## Supplied data
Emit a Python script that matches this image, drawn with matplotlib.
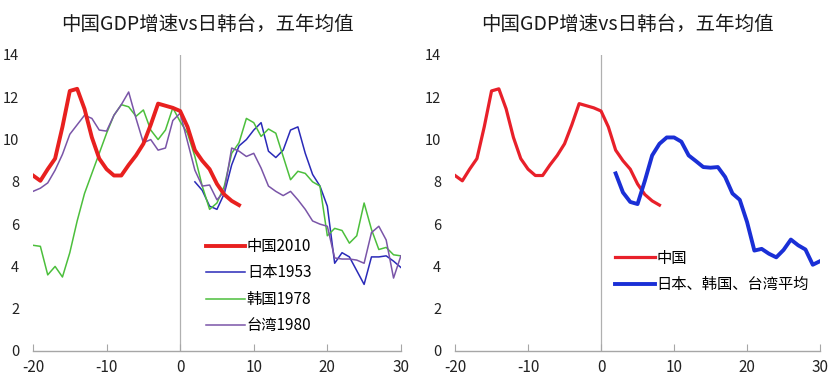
import numpy as np
import matplotlib
matplotlib.use('Agg')
import matplotlib.pyplot as plt

plt.rcParams['font.family'] = ['Noto Sans CJK SC', 'DejaVu Sans']
plt.rcParams['axes.unicode_minus'] = False

# years relative to base year
china_years = np.arange(-20, 9)
china = [8.3, 8.05, 8.6, 9.1, 10.6, 12.3, 12.4, 11.45, 10.1, 9.1, 8.6, 8.3, 8.3,
         8.8, 9.25, 9.8, 10.7, 11.7, 11.6, 11.5, 11.35, 10.6, 9.5, 9.0, 8.6,
         7.9, 7.4, 7.1, 6.9]

japan_years = np.arange(2, 31)
japan_1953 = [8.0, 7.6, 6.85, 6.7, 7.45, 8.8, 9.7, 10.0, 10.45, 10.8, 9.45, 9.15,
              9.5, 10.45, 10.6, 9.35, 8.35, 7.8, 6.85, 4.15, 4.65, 4.45, 3.8,
              3.15, 4.45, 4.45, 4.5, 4.25, 3.95]

full_years = np.arange(-20, 31)
korea_1978 = [5.0, 4.95, 3.6, 4.0, 3.5, 4.65, 6.15, 7.45, 8.4, 9.35, 10.3, 11.15,
              11.65, 11.55, 11.1, 11.4, 10.45, 10.0, 10.45, 11.5, 10.85,
              10.3, 9.2, 7.8, 6.7, 7.0, 7.8, 9.35, 9.85, 11.0, 10.8, 10.15,
              10.5, 10.3, 9.2, 8.1, 8.5, 8.4, 8.0, 7.8, 5.45, 5.8, 5.7, 5.1,
              5.45, 7.0, 5.75, 4.8, 4.9, 4.55, 4.5]
taiwan_1980 = [7.55, 7.7, 7.95, 8.55, 9.3, 10.25, 10.7, 11.15, 11.0, 10.45, 10.4,
               11.15, 11.65, 12.25, 11.0, 9.85, 10.0, 9.5, 9.6, 10.9, 11.25,
               9.9, 8.55, 7.8, 7.85, 7.15, 7.55, 9.6, 9.45, 9.2, 9.35, 8.65,
               7.8, 7.55, 7.35, 7.55, 7.15, 6.7, 6.15, 6.0, 5.9, 4.4, 4.35,
               4.35, 4.3, 4.15, 5.6, 5.9, 5.25, 3.45, 4.5]

avg_years = np.arange(2, 31)
jkt_avg = [8.4, 7.5, 7.05, 6.95, 8.05, 9.25, 9.8, 10.1, 10.1, 9.9, 9.25, 8.98,
           8.7, 8.67, 8.7, 8.23, 7.45, 7.15, 6.1, 4.75, 4.83, 4.6, 4.43, 4.78,
           5.27, 5.0, 4.8, 4.08, 4.25]

title = '中国GDP增速vs日韩台，五年均值'


def style_ax(ax):
    ax.set_xlim(-20, 30)
    ax.set_ylim(0, 14)
    ax.set_xticks(np.arange(-20, 31, 10))
    ax.set_yticks(np.arange(0, 15, 2))
    for s in ['top', 'right', 'left']:
        ax.spines[s].set_visible(False)
    ax.spines['bottom'].set_color('#a6a6a6')
    ax.spines['bottom'].set_linewidth(1.0)
    ax.tick_params(axis='x', direction='in', length=5, color='#a6a6a6',
                   labelsize=11, pad=6, labelcolor='#222222')
    ax.tick_params(axis='y', length=0, labelsize=10.5, pad=10,
                   labelcolor='#222222')
    ax.axvline(0, color='#b0b0b0', linewidth=0.9, zorder=0)


fig = plt.figure(figsize=(8.38, 3.9), dpi=100)
ax1 = fig.add_axes([0.0394, 0.10, 0.439, 0.759])
ax2 = fig.add_axes([0.543, 0.10, 0.4356, 0.759])

ax1.plot(china_years, china, color='#e8201f', lw=2.8, label='中国2010', zorder=5)
ax1.plot(japan_years, japan_1953, color='#2a2ab8', lw=1.1, label='日本1953')
ax1.plot(full_years, korea_1978, color='#4cbf3c', lw=1.1, label='韩国1978')
ax1.plot(full_years, taiwan_1980, color='#7a55a8', lw=1.1, label='台湾1980')
style_ax(ax1)
ax1.legend(loc='lower left', bbox_to_anchor=(0.44, 0.02), frameon=False,
           fontsize=11, handlelength=2.6, handletextpad=0.1,
           labelspacing=0.62, borderpad=0.2)

ax2.plot(china_years, china, color='#e8202a', lw=2.3, label='中国')
ax2.plot(avg_years, jkt_avg, color='#1a2fd6', lw=2.8, label='日本、韩国、台湾平均')
style_ax(ax2)
ax2.legend(loc='lower left', bbox_to_anchor=(0.41, 0.16), frameon=False,
           fontsize=11, handlelength=2.6, handletextpad=0.1,
           labelspacing=0.6, borderpad=0.2)

fig.text(0.247, 0.938, title, ha='center', va='center', fontsize=14,
         fontweight='medium', color='#1a1a1a')
fig.text(0.749, 0.938, title, ha='center', va='center', fontsize=14,
         fontweight='medium', color='#1a1a1a')

fig.savefig('out.png', dpi=100, facecolor='white')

## Work to be completed
Would you reproduce the lines above, from the very first through the line containing "3.15, 4.45, 4.45, 4.5, 4.25, 3.95]", exactly and without the pictures?

## Result for this task
Emit a Python script that matches this image, drawn with matplotlib.
import numpy as np
import matplotlib
matplotlib.use('Agg')
import matplotlib.pyplot as plt

plt.rcParams['font.family'] = ['Noto Sans CJK SC', 'DejaVu Sans']
plt.rcParams['axes.unicode_minus'] = False

# years relative to base year
china_years = np.arange(-20, 9)
china = [8.3, 8.05, 8.6, 9.1, 10.6, 12.3, 12.4, 11.45, 10.1, 9.1, 8.6, 8.3, 8.3,
         8.8, 9.25, 9.8, 10.7, 11.7, 11.6, 11.5, 11.35, 10.6, 9.5, 9.0, 8.6,
         7.9, 7.4, 7.1, 6.9]

japan_years = np.arange(2, 31)
japan_1953 = [8.0, 7.6, 6.85, 6.7, 7.45, 8.8, 9.7, 10.0, 10.45, 10.8, 9.45, 9.15,
              9.5, 10.45, 10.6, 9.35, 8.35, 7.8, 6.85, 4.15, 4.65, 4.45, 3.8,
              3.15, 4.45, 4.45, 4.5, 4.25, 3.95]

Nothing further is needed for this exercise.